The day after their arrival in Tokyo, the company presented an open rehearsal at Sankei Hall “with a crowd of photographers clicking away at every moment. . . . ”32 Advance publicity generated by the Sogetsu Art Center made Tokyo one of the tour’s most elegantly advertised and thoroughly documented stops. Lushly colored posters and programs designed by Awazu Kiyoshi, extensive photography and press pieces by respected artists and critics such as Akiyama Kuniharu, Ichiyanagi Toshi, Kenzaburo Oe, and Yoshiaki Tono underscored the interest of the Japanese in engaging with the company on a more intensive level, aiming to create something new and unique out of the exchange, as opposed to simply hosting a formulaic series of performances.

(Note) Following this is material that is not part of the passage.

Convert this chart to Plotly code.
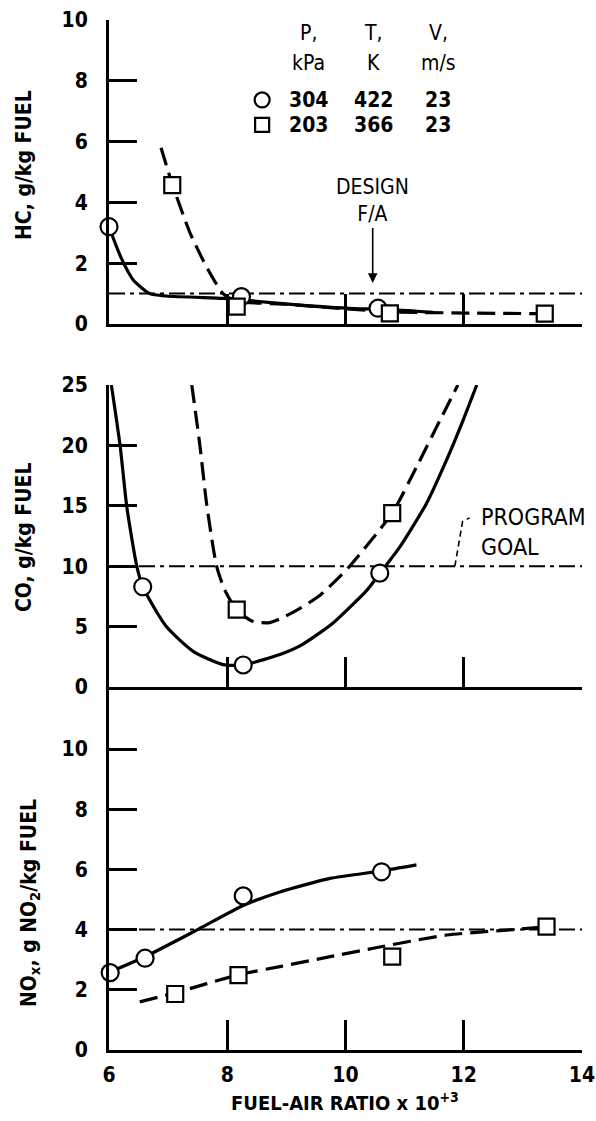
import plotly.graph_objects as go

W, H = 596, 1121
FONT = "DejaVu Sans Condensed, DejaVu Sans, sans-serif"

# ---------------- data ----------------
# HC panel
hc_p304_x = [6.0, 8.24, 10.55]
hc_p304_y = [3.2, 0.9, 0.52]
hc_p203_x = [7.07, 8.16, 10.75, 13.37]
hc_p203_y = [4.57, 0.57, 0.35, 0.34]
hc_fit304_x = [6.0, 6.2, 6.41, 6.69, 6.97, 7.93, 8.21, 9.23, 10.24, 10.55, 11.2, 11.48]
hc_fit304_y = [3.2, 2.2, 1.45, 1.0, 0.92, 0.84, 0.8, 0.62, 0.5, 0.5, 0.42, 0.38]
hc_fit203_x = [6.88, 7.07, 7.37, 7.65, 7.93, 8.16, 9.0, 10.0, 10.75, 12.1, 13.37]
hc_fit203_y = [5.8, 4.6, 3.0, 1.88, 1.0, 0.75, 0.65, 0.5, 0.4, 0.36, 0.34]
hc_goal = 1.0

# CO panel
co_p304_x = [6.57, 8.27, 10.58]
co_p304_y = [8.3, 1.82, 9.43]
co_p203_x = [8.16, 10.79]
co_p203_y = [6.4, 14.4]
co_fit304_x = [6.04, 6.19, 6.3, 6.47, 6.57, 6.97, 7.43, 7.93, 8.27, 8.95, 9.23, 9.57, 9.79,
               10.36, 10.58, 10.92, 11.37, 11.71, 11.99, 12.22]
co_fit304_y = [25, 19.9, 14.95, 10, 8.3, 5.0, 2.93, 1.85, 1.82, 2.8, 3.4, 4.5, 5.3,
               8.0, 9.4, 11.6, 15.2, 18.8, 22.1, 25]
co_fit203_x = [7.4, 7.54, 7.65, 7.82, 7.96, 8.16, 8.44, 8.72, 8.92, 9.23, 9.57, 9.79, 10.07,
               10.79, 11.2, 11.6, 11.9]
co_fit203_y = [25, 19.9, 15.2, 10, 8.0, 6.4, 5.42, 5.33, 5.7, 6.5, 7.6, 8.6, 10,
               14.4, 18.2, 22.1, 25]
co_goal = 10.0

# NOx panel
nox_p304_x = [6.02, 6.61, 8.27, 10.61]
nox_p304_y = [2.57, 3.05, 5.12, 5.92]
nox_p203_x = [7.12, 8.19, 10.79, 13.4]
nox_p203_y = [1.86, 2.49, 3.1, 4.1]
nox_fit304_x = [6.02, 6.61, 7.5, 8.27, 8.89, 9.74, 10.61, 11.2]
nox_fit304_y = [2.6, 3.1, 4.0, 4.8, 5.25, 5.7, 5.95, 6.15]
nox_fit203_x = [6.52, 7.12, 8.19, 8.89, 9.74, 10.47, 11.71, 12.84, 13.4]
nox_fit203_y = [1.6, 1.9, 2.5, 2.77, 3.1, 3.38, 3.82, 4.0, 4.1]
nox_goal = 4.0

x_range = [6, 14]
x_tickvals = [6, 8, 10, 12, 14]
hc_ticks = [0, 2, 4, 6, 8, 10]
co_ticks = [0, 5, 10, 15, 20, 25]
nox_ticks = [0, 2, 4, 6, 8, 10]

legend_rows = [["304", "422", "23"], ["203", "366", "23"]]
legend_heads = [["P,", "kPa"], ["T,", "K"], ["V,", "m/s"]]
design_fa = 10.46
program_leader_x = [11.85, 11.98, 12.1]
program_leader_y = [10.0, 13.7, 14.0]

# ---------------- figure ----------------
def px(x):
    return x / W


def py(y):
    return 1 - y / H


fig = go.Figure()

panels = [
    ("x", "y", hc_goal, hc_fit304_x, hc_fit304_y, hc_fit203_x, hc_fit203_y,
     hc_p304_x, hc_p304_y, hc_p203_x, hc_p203_y),
    ("x2", "y2", co_goal, co_fit304_x, co_fit304_y, co_fit203_x, co_fit203_y,
     co_p304_x, co_p304_y, co_p203_x, co_p203_y),
    ("x3", "y3", nox_goal, nox_fit304_x, nox_fit304_y, nox_fit203_x, nox_fit203_y,
     nox_p304_x, nox_p304_y, nox_p203_x, nox_p203_y),
]

for xa, ya, goal, fx1, fy1, fx2, fy2, px1, py1, px2, py2 in panels:
    fig.add_trace(go.Scatter(x=x_range, y=[goal, goal], xaxis=xa, yaxis=ya, mode="lines",
                             line=dict(color="black", width=2, dash="16px,5px,4px,5px"),
                             showlegend=False, hoverinfo="skip"))
    fig.add_trace(go.Scatter(x=fx1, y=fy1, xaxis=xa, yaxis=ya, mode="lines",
                             line=dict(color="black", width=3.2, shape="spline", smoothing=0.6),
                             showlegend=False, hoverinfo="skip"))
    fig.add_trace(go.Scatter(x=fx2, y=fy2, xaxis=xa, yaxis=ya, mode="lines",
                             line=dict(color="black", width=3.2, shape="spline", smoothing=0.6,
                                       dash="18px,8px"),
                             showlegend=False, hoverinfo="skip"))
    fig.add_trace(go.Scatter(x=px1, y=py1, xaxis=xa, yaxis=ya, mode="markers", cliponaxis=False,
                             marker=dict(symbol="circle", size=17, color="white",
                                         line=dict(color="black", width=2.2)),
                             showlegend=False))
    fig.add_trace(go.Scatter(x=px2, y=py2, xaxis=xa, yaxis=ya, mode="markers", cliponaxis=False,
                             marker=dict(symbol="square", size=16, color="white",
                                         line=dict(color="black", width=2.2)),
                             showlegend=False))

# legend symbols
fig.add_trace(go.Scatter(x=[8.59], y=[7.37], xaxis="x", yaxis="y", mode="markers", cliponaxis=False,
                         marker=dict(symbol="circle", size=15, color="white",
                                     line=dict(color="black", width=2.2)), showlegend=False))
fig.add_trace(go.Scatter(x=[8.59], y=[6.55], xaxis="x", yaxis="y", mode="markers", cliponaxis=False,
                         marker=dict(symbol="square", size=14, color="white",
                                     line=dict(color="black", width=2.2)), showlegend=False))

# program goal leader line
fig.add_trace(go.Scatter(x=program_leader_x, y=program_leader_y, xaxis="x2", yaxis="y2",
                         mode="lines", line=dict(color="black", width=1.6, dash="6px,4px"),
                         showlegend=False, hoverinfo="skip"))

xdom = [px(109), px(582)]
ax_common = dict(range=x_range, showgrid=False, zeroline=False, showline=True,
                 linecolor="black", linewidth=3, ticks="inside", ticklen=30, tickwidth=2.5,
                 tickcolor="black", fixedrange=True, domain=xdom, automargin=False)
tickfont = dict(family=FONT, size=21, color="black", weight="bold")
y_common = dict(showgrid=False, zeroline=False, showline=True, linecolor="black", linewidth=3,
                ticks="inside", ticklen=28, tickwidth=2.5, tickcolor="black",
                tickfont=tickfont, ticklabelstandoff=14, fixedrange=True, automargin=False)

fig.update_layout(
    width=W, height=H,
    margin=dict(l=0, r=0, t=0, b=0, autoexpand=False),
    paper_bgcolor="white", plot_bgcolor="white",
    font=dict(family=FONT, color="black"),
    xaxis=dict(**ax_common, anchor="y", tickvals=[8, 10, 12, 14], showticklabels=False),
    xaxis2=dict(**ax_common, anchor="y2", tickvals=[8, 10, 12, 14], showticklabels=False),
    xaxis3=dict(**ax_common, anchor="y3", tickvals=x_tickvals, showticklabels=True,
                tickfont=tickfont, ticklabelstandoff=4),
    yaxis=dict(**y_common, anchor="x", domain=[py(324), py(20)], range=[0, 10], tickvals=hc_ticks),
    yaxis2=dict(**y_common, anchor="x2", domain=[py(687), py(385)], range=[0, 25], tickvals=co_ticks),
    yaxis3=dict(**y_common, anchor="x3", domain=[py(1050), py(687)], range=[0, 12.06],
                tickvals=nox_ticks),
)

ann = []


def paper_text(text, x, y, font, **kw):
    d = dict(text=text, x=px(x), y=py(y), xref="paper", yref="paper", showarrow=False,
             xanchor="center", yanchor="middle", font=font)
    d.update(kw)
    ann.append(d)


title_font = dict(family=FONT, size=21, color="black", weight="bold")
paper_text("HC, g/kg FUEL", 24, 165, title_font, textangle=-90)
paper_text("CO, g/kg FUEL", 24, 537, title_font, textangle=-90)
paper_text("NO<sub>x</sub>, g NO<sub>2</sub>/kg FUEL", 30, 903, title_font, textangle=-90)
paper_text("FUEL-AIR RATIO x 10<sup>+3</sup>", 345, 1102,
           dict(family=FONT, size=20, color="black", weight="bold"))

# legend table
head_font = dict(family=FONT, size=21, color="black")
row_font = dict(family=FONT, size=21, color="black", weight="bold")
col_x = [309, 373, 438]
for cx, (h1, h2) in zip(col_x, legend_heads):
    paper_text(h1, cx, 33, head_font)
    paper_text(h2, cx, 63, head_font)
for ry, row in zip([100, 125], legend_rows):
    for cx, t in zip(col_x, row):
        paper_text(t, cx, ry, row_font)

# design F/A arrow
ann.append(dict(text="DESIGN<br>F/A", x=design_fa, y=1.35, xref="x", yref="y",
                ax=0, ay=-82, showarrow=True, arrowhead=2, arrowsize=1.2, arrowwidth=1.6,
                arrowcolor="black", font=dict(family=FONT, size=21, color="black")))

# program goal text
paper_text("PROGRAM<br>GOAL", 479, 532, dict(family=FONT, size=23, color="black"),
           xanchor="left", align="left")

fig.update_layout(annotations=ann)
fig.write_html("out.html")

The repertory on the world tour consisted of a sizable roster of seventeen dances performed by various configurations of the group of ten (later reduced to nine) dancers, including Cunningham, himself. Story, a full-company piece that was presented multiple times in Tokyo, received prominent mention in many of the Japanese press reviews, at least in part because the dance offered the most explicit illustration of how chance and indeterminacy could create a unique performance each time the work was performed. The dance was one of Cunningham’s most overt experiments in applying chance procedures both to the choreographic process and to the performances of the work. Individual dance phrases were set, but the order in which they were performed to Ichiyanagi’s score Sapporo was determined anew, by chance, each night. Rauschenberg and Alex Hay also produced a unique decor for each performance, sourcing local materials “in or outside the theater, when and where the dance is performed.”33 No back-alley scrap pile was safe from being incorporated into a Story scenic tableau. Sometimes Rauschenberg, Hay, or other guests appeared onstage as integral components of the set. When Story was performed in Venice, Rauschenberg had the stagehands “move about in the background, changing props and pushing brooms.”34 For one of the Tokyo performances, Cage and a group of invited Japanese musicians were situated behind the dancers as they performed, reinforcing the close level of exchange that was taking place between the Japanese and American artists. Rauschenberg supplied an ever-rotating cache of costumes that the dancers could layer and remove at their own choosing. Dilley recalls:
There was a bag of costumes that Rauschenberg would fill with stuff he found in secondhand stores and shops. What I remember in the tour is that he would get rid of stuff and then go shopping and get new stuff, I think that’s one of the ways he kept himself interested. . . . When we went to that bag, we’d never know what was going to be there. Sometimes we would become familiar with something, and then it wouldn’t be there anymore. We would dress ourselves. That was my place of play within the structure.35
Dilley used this place of play not only to dress herself but also to entirely disrobe, if only for a brief moment, during the first Tokyo presentation of Story. (In an earlier performance of the piece, she had donned all of the garments in the bag). While nudity was otherwise nonexistent in any of Cunningham’s works, Brown remembers, “There was nothing sensational or exhibitionist about the way she did it. She simply faced upstage, disrobed and dressed again in a mundane, matter-of-fact way—rather in the spirit of a sixties Happening.”36 Distinguished guests in the audience that evening included Prince Yoshinomiya, a relative of Crown Prince Takamatsunomiya, as well as an official from the American Embassy and many theater critics,37 yet no major scandal ensued. Instead, the shock was largely interpreted by the Japanese press as an expression of artistic freedom. The bigger revelation, as articulated by critic Oe Kenzaburo, was that the piece showed “the audience that they were free from any kind of restraints of promises and meanings.”38 Despite the narrative structure implied by the dance’s title, Story, the work contained no coherent plot. Oe’s remark was one among many that applauded the non-narrative quality of Cunningham’s choreography, which, by relieving viewers of the obligation to project ahead to what might come next, freed them to attend to what was actually happening onstage.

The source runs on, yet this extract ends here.